TASK REQUIREMENTS:
Pictures stay out of the copy; restate everything else in the material exactly.

DATA EXCERPT:

====

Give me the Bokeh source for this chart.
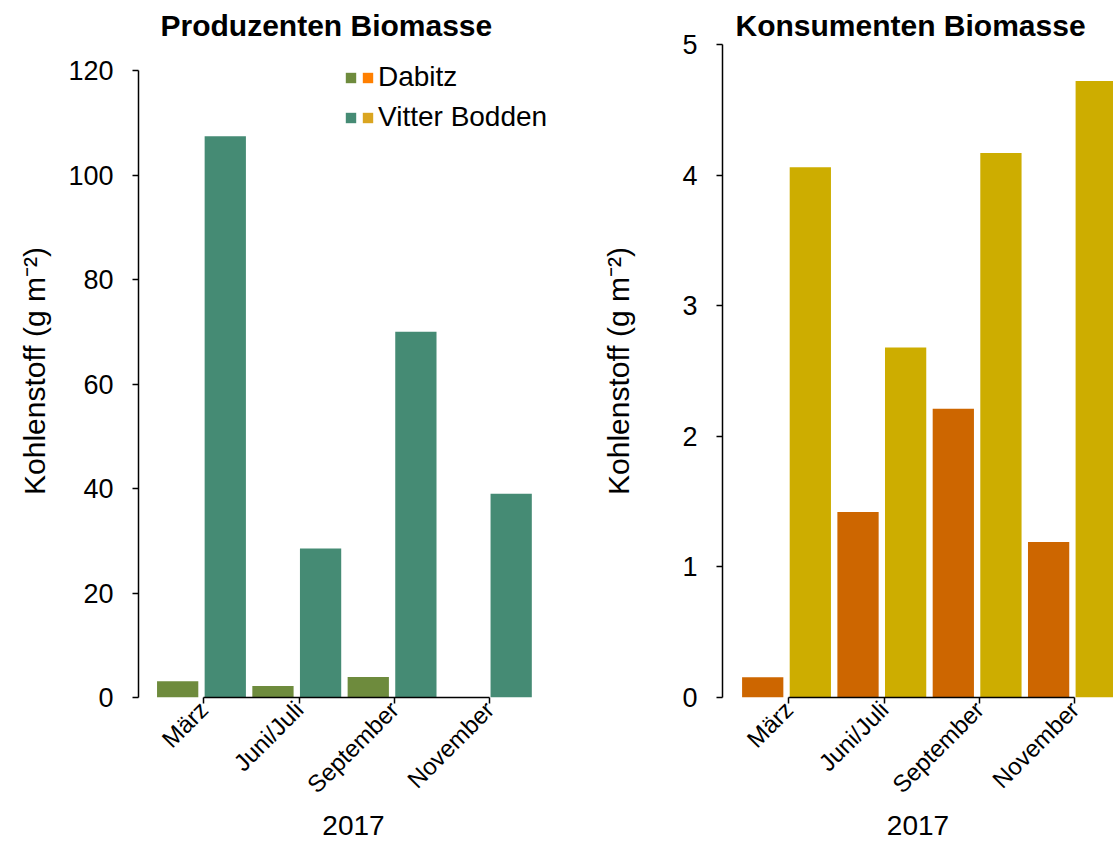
import math
from bokeh.plotting import figure
from bokeh.layouts import row
from bokeh.models import (ColumnDataSource, FixedTicker, Legend, LegendItem, Title, Range1d)
from bokeh.embed import file_html
from bokeh.resources import INLINE

# ---------------- data ----------------
months = ["März", "Juni/Juli", "September", "November"]
year_label = "2017"
ylabel = "Kohlenstoff (g m\u207b\u00b2)"

prod_dabitz = [3.1, 2.2, 3.9, 0.0]
prod_vitter = [107.4, 28.5, 70.0, 39.0]
kons_dabitz = [0.155, 1.42, 2.21, 1.19]
kons_vitter = [4.06, 2.68, 4.17, 4.72]

prod_ticks = [0, 20, 40, 60, 80, 100, 120]
kons_ticks = [0, 1, 2, 3, 4, 5]

series_names = ["Dabitz", "Vitter Bodden"]

# ---------------- style ----------------
FONT = "Liberation Sans"
C_PROD = ["#6E8B3D", "#458B74"]
C_KONS = ["#CD6600", "#CDAD00"]
C_LEG = [["#6E8B3D", "#458B74"], ["#FF7F00", "#DAA520"]]
BAR_W = 0.433
OFF_D = -0.274
OFF_V = 0.2256
PX_PER_CAT = 95.3

W, H = 1113, 841
FRAME_TOP, FRAME_BOTTOM = 44, 697
FRAME_H = FRAME_BOTTOM - FRAME_TOP


def style(p, ticks, bounds_y, title_text, title_offset, label_standoff):
    p.xgrid.visible = False
    p.ygrid.visible = False
    p.outline_line_color = None
    p.background_fill_color = "white"
    p.border_fill_color = "white"

    t = Title(text=title_text, text_font=FONT, text_font_size="30px",
              text_font_style="bold", align="left", offset=title_offset,
              standoff=6, text_color="black")
    p.add_layout(t, "above")

    xa = p.xaxis[0]
    xa.ticker = FixedTicker(ticks=list(range(len(months))))
    xa.major_label_overrides = {i: m for i, m in enumerate(months)}
    xa.bounds = (0, len(months) - 1)
    xa.major_label_orientation = math.pi / 4
    xa.major_label_text_font = FONT
    xa.major_label_text_font_size = "24px"
    xa.major_label_text_color = "black"
    xa.major_label_standoff = 2
    xa.axis_label = year_label
    xa.axis_label_text_font = FONT
    xa.axis_label_text_font_size = "28px"
    xa.axis_label_text_font_style = "normal"
    xa.axis_label_text_color = "black"
    xa.axis_label_standoff = 5
    xa.axis_line_width = 1.5
    xa.axis_line_color = "black"
    xa.major_tick_line_width = 1.5
    xa.major_tick_out = 6
    xa.major_tick_in = 0
    xa.minor_tick_line_color = None

    ya = p.yaxis[0]
    ya.ticker = FixedTicker(ticks=ticks)
    ya.bounds = bounds_y
    ya.major_label_text_font = FONT
    ya.major_label_text_font_size = "27px"
    ya.major_label_text_color = "black"
    ya.major_label_standoff = 19
    ya.axis_label = ylabel
    ya.axis_label_text_font = FONT
    ya.axis_label_text_font_size = "30px"
    ya.axis_label_text_font_style = "normal"
    ya.axis_label_text_color = "black"
    ya.axis_label_standoff = label_standoff
    ya.axis_line_width = 1.5
    ya.axis_line_color = "black"
    ya.major_tick_line_width = 1.5
    ya.major_tick_out = 6
    ya.major_tick_in = 0
    ya.minor_tick_line_color = None


def bars(p, d_vals, v_vals, colors):
    idx = list(range(len(months)))
    src = ColumnDataSource(dict(
        xd=[i + OFF_D for i in idx], xv=[i + OFF_V for i in idx],
        d=d_vals, v=v_vals))
    p.vbar(x="xd", top="d", bottom=0, width=BAR_W, source=src,
           fill_color=colors[0], line_color=None)
    p.vbar(x="xv", top="v", bottom=0, width=BAR_W, source=src,
           fill_color=colors[1], line_color=None)


# ---------------- left figure ----------------
L_W = 570
L_frame_left = 138
L_frame_w = L_W - L_frame_left - 2
x0 = -0.685
prod_px = 627 / 120.0  # pixels per unit, matching reference scale
p1 = figure(width=L_W, height=H, output_backend="svg", toolbar_location=None,
            x_range=Range1d(x0, x0 + L_frame_w / PX_PER_CAT),
            y_range=Range1d(0, FRAME_H / prod_px),
            min_border_left=L_frame_left, min_border_top=FRAME_TOP,
            min_border_bottom=H - FRAME_BOTTOM, min_border_right=2)
style(p1, prod_ticks, (0, 120), "Produzenten Biomasse", 22, 14)
bars(p1, prod_dabitz, prod_vitter, C_PROD)

# legend (two squares per entry)
nan = float("nan")
for col in range(2):
    items = []
    for s in range(2):
        dummy = ColumnDataSource(dict(x=[nan], top=[nan]))
        r = p1.vbar(x="x", top="top", width=0.5, source=dummy,
                    fill_color=C_LEG[col][s], line_color=None)
        items.append(LegendItem(label=(series_names[s] if col == 1 else " "), renderers=[r]))
    lg = Legend(items=items, location=(206 + 17 * col, 564),
                glyph_width=13, glyph_height=13, label_standoff=4,
                label_width=0, label_height=32, padding=0, margin=0, spacing=8,
                label_text_font=FONT, label_text_font_size="28px",
                label_text_color="black",
                background_fill_alpha=0, border_line_color=None)
    p1.add_layout(lg, "center")

# ---------------- right figure ----------------
R_W = W - L_W
R_frame_left = 722 - L_W
R_frame_w = R_W - R_frame_left
x0r = -0.696
p2 = figure(width=R_W, height=H, output_backend="svg", toolbar_location=None,
            x_range=Range1d(x0r, x0r + R_frame_w / PX_PER_CAT),
            y_range=Range1d(0, 5),
            min_border_left=R_frame_left, min_border_top=FRAME_TOP,
            min_border_bottom=H - FRAME_BOTTOM, min_border_right=0)
style(p2, kons_ticks, (0, 5), "Konsumenten Biomasse", 13, 44)
bars(p2, kons_dabitz, kons_vitter, C_KONS)

layout = row(p1, p2)
open("out.html", "w").write(file_html(layout, INLINE))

====

SOLUTION TO THIS TASK:
Give me the Bokeh source for this chart.
import math
from bokeh.plotting import figure
from bokeh.layouts import row
from bokeh.models import (ColumnDataSource, FixedTicker, Legend, LegendItem, Title, Range1d)
from bokeh.embed import file_html
from bokeh.resources import INLINE

# ---------------- data ----------------
months = ["März", "Juni/Juli", "September", "November"]
year_label = "2017"
ylabel = "Kohlenstoff (g m\u207b\u00b2)"

prod_dabitz = [3.1, 2.2, 3.9, 0.0]
prod_vitter = [107.4, 28.5, 70.0, 39.0]
kons_dabitz = [0.155, 1.42, 2.21, 1.19]
kons_vitter = [4.06, 2.68, 4.17, 4.72]

prod_ticks = [0, 20, 40, 60, 80, 100, 120]
kons_ticks = [0, 1, 2, 3, 4, 5]

series_names = ["Dabitz", "Vitter Bodden"]

# ---------------- style ----------------
FONT = "Liberation Sans"
C_PROD = ["#6E8B3D", "#458B74"]
C_KONS = ["#CD6600", "#CDAD00"]
C_LEG = [["#6E8B3D", "#458B74"], ["#FF7F00", "#DAA520"]]
BAR_W = 0.433
OFF_D = -0.274
OFF_V = 0.2256
PX_PER_CAT = 95.3

W, H = 1113, 841
FRAME_TOP, FRAME_BOTTOM = 44, 697
FRAME_H = FRAME_BOTTOM - FRAME_TOP


def style(p, ticks, bounds_y, title_text, title_offset, label_standoff):
    p.xgrid.visible = False
    p.ygrid.visible = False
    p.outline_line_color = None
    p.background_fill_color = "white"
    p.border_fill_color = "white"

    t = Title(text=title_text, text_font=FONT, text_font_size="30px",
              text_font_style="bold", align="left", offset=title_offset,
              standoff=6, text_color="black")
    p.add_layout(t, "above")

    xa = p.xaxis[0]
    xa.ticker = FixedTicker(ticks=list(range(len(months))))
    xa.major_label_overrides = {i: m for i, m in enumerate(months)}
    xa.bounds = (0, len(months) - 1)
    xa.major_label_orientation = math.pi / 4
    xa.major_label_text_font = FONT
    xa.major_label_text_font_size = "24px"
    xa.major_label_text_color = "black"
    xa.major_label_standoff = 2
    xa.axis_label = year_label
    xa.axis_label_text_font = FONT
    xa.axis_label_text_font_size = "28px"
    xa.axis_label_text_font_style = "normal"
    xa.axis_label_text_color = "black"
    xa.axis_label_standoff = 5
    xa.axis_line_width = 1.5
    xa.axis_line_color = "black"
    xa.major_tick_line_width = 1.5
    xa.major_tick_out = 6
    xa.major_tick_in = 0
    xa.minor_tick_line_color = None

    ya = p.yaxis[0]
    ya.ticker = FixedTicker(ticks=ticks)
    ya.bounds = bounds_y
    ya.major_label_text_font = FONT
    ya.major_label_text_font_size = "27px"
    ya.major_label_text_color = "black"
    ya.major_label_standoff = 19
    ya.axis_label = ylabel
    ya.axis_label_text_font = FONT
    ya.axis_label_text_font_size = "30px"
    ya.axis_label_text_font_style = "normal"
    ya.axis_label_text_color = "black"
    ya.axis_label_standoff = label_standoff
    ya.axis_line_width = 1.5
    ya.axis_line_color = "black"
    ya.major_tick_line_width = 1.5
    ya.major_tick_out = 6
    ya.major_tick_in = 0
    ya.minor_tick_line_color = None


def bars(p, d_vals, v_vals, colors):
    idx = list(range(len(months)))
    src = ColumnDataSource(dict(
        xd=[i + OFF_D for i in idx], xv=[i + OFF_V for i in idx],
        d=d_vals, v=v_vals))
    p.vbar(x="xd", top="d", bottom=0, width=BAR_W, source=src,
           fill_color=colors[0], line_color=None)
    p.vbar(x="xv", top="v", bottom=0, width=BAR_W, source=src,
           fill_color=colors[1], line_color=None)


# ---------------- left figure ----------------
L_W = 570
L_frame_left = 138
L_frame_w = L_W - L_frame_left - 2
x0 = -0.685
prod_px = 627 / 120.0  # pixels per unit, matching reference scale
p1 = figure(width=L_W, height=H, output_backend="svg", toolbar_location=None,
            x_range=Range1d(x0, x0 + L_frame_w / PX_PER_CAT),
            y_range=Range1d(0, FRAME_H / prod_px),
            min_border_left=L_frame_left, min_border_top=FRAME_TOP,
            min_border_bottom=H - FRAME_BOTTOM, min_border_right=2)
style(p1, prod_ticks, (0, 120), "Produzenten Biomasse", 22, 14)
bars(p1, prod_dabitz, prod_vitter, C_PROD)

# legend (two squares per entry)
nan = float("nan")
for col in range(2):
    items = []
    for s in range(2):
        dummy = ColumnDataSource(dict(x=[nan], top=[nan]))
        r = p1.vbar(x="x", top="top", width=0.5, source=dummy,
                    fill_color=C_LEG[col][s], line_color=None)
        items.append(LegendItem(label=(series_names[s] if col == 1 else " "), renderers=[r]))
    lg = Legend(items=items, location=(206 + 17 * col, 564),
                glyph_width=13, glyph_height=13, label_standoff=4,
                label_width=0, label_height=32, padding=0, margin=0, spacing=8,
                label_text_font=FONT, label_text_font_size="28px",
                label_text_color="black",
                background_fill_alpha=0, border_line_color=None)
    p1.add_layout(lg, "center")

# ---------------- right figure ----------------
R_W = W - L_W
R_frame_left = 722 - L_W
R_frame_w = R_W - R_frame_left
x0r = -0.696
p2 = figure(width=R_W, height=H, output_backend="svg", toolbar_location=None,
            x_range=Range1d(x0r, x0r + R_frame_w / PX_PER_CAT),
            y_range=Range1d(0, 5),
            min_border_left=R_frame_left, min_border_top=FRAME_TOP,
            min_border_bottom=H - FRAME_BOTTOM, min_border_right=0)
style(p2, kons_ticks, (0, 5), "Konsumenten Biomasse", 13, 44)
bars(p2, kons_dabitz, kons_vitter, C_KONS)

layout = row(p1, p2)
open("out.html", "w").write(file_html(layout, INLINE))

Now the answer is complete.